FOR IMMEDIATE RELEASE
June 30, 2016
Sam Mahood (916) 653-6575
California’s county elections officials have processed and counted approximately 8.28 million ballots from the June 7, 2016 Presidential Primary Election. County elections officials estimate only approximately 350,000 additional unprocessed ballots remain.
NOTE: The Secretary of State’s office does not issue, receive, or count ballots. Elections officials in each of California’s 58 counties process and count ballots, and transmit results to the Secretary of State’s office. The Secretary of State’s office compiles all of these results in the official Statement of Vote.
“We are in the final stretch of the vote counting process, as county elections officials complete their extensive tallying, auditing, and certification work.” Secretary of State Alex Padilla said. “Voting by mail has increased significantly in recent years, and many vote-by-mail ballots now arrive on or after Election Day.
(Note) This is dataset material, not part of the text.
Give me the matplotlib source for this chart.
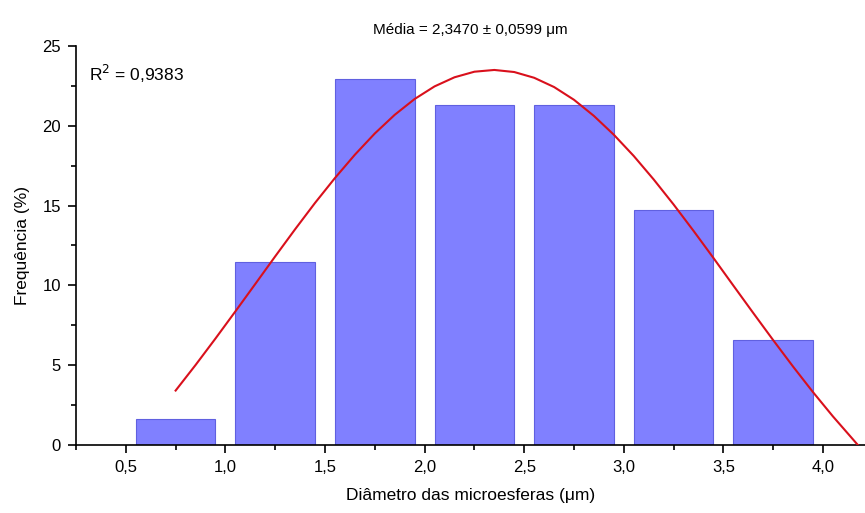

County elections officials are also responsible for hand checking and counting provisional ballots. This process takes time to ensure that we don’t disenfranchise voters.”
“State law gives county elections officials up to 30 days after Election Day to complete the official canvass of the vote. County elections officials take the time to account for every ballot and ensure the integrity of the vote. It is important that elections officials get it right,” Padilla added.
County elections officials have up to 30 days after Election Day to complete their extensive tallying, auditing, and certification work (known as the "official canvass"). The frequency of updated results varies by county.
County elections officials must report their final results of the presidential primary contests to the Secretary of State by July 5, 2016, and of all other offices by July 8, 2016.
The Secretary of State will compile the results of the presidential primary contests by July 9, 2016, and will certify the results of all other offices by July 15, 2016.
A state law passed in 2014 requires that vote-by-mail ballots postmarked on or before Election Day and received by county elections officials no later than 3 days after Election Day must be processed.
In California, provisional ballots serve as a fail-safe method of ensuring all voters who show up to the polls can cast a ballot.
All provisional ballots are carefully checked by county elections officials to confirm that the person who voted provisionally is both registered and that they did not cast a ballot by mail or at another polling location on Election Day.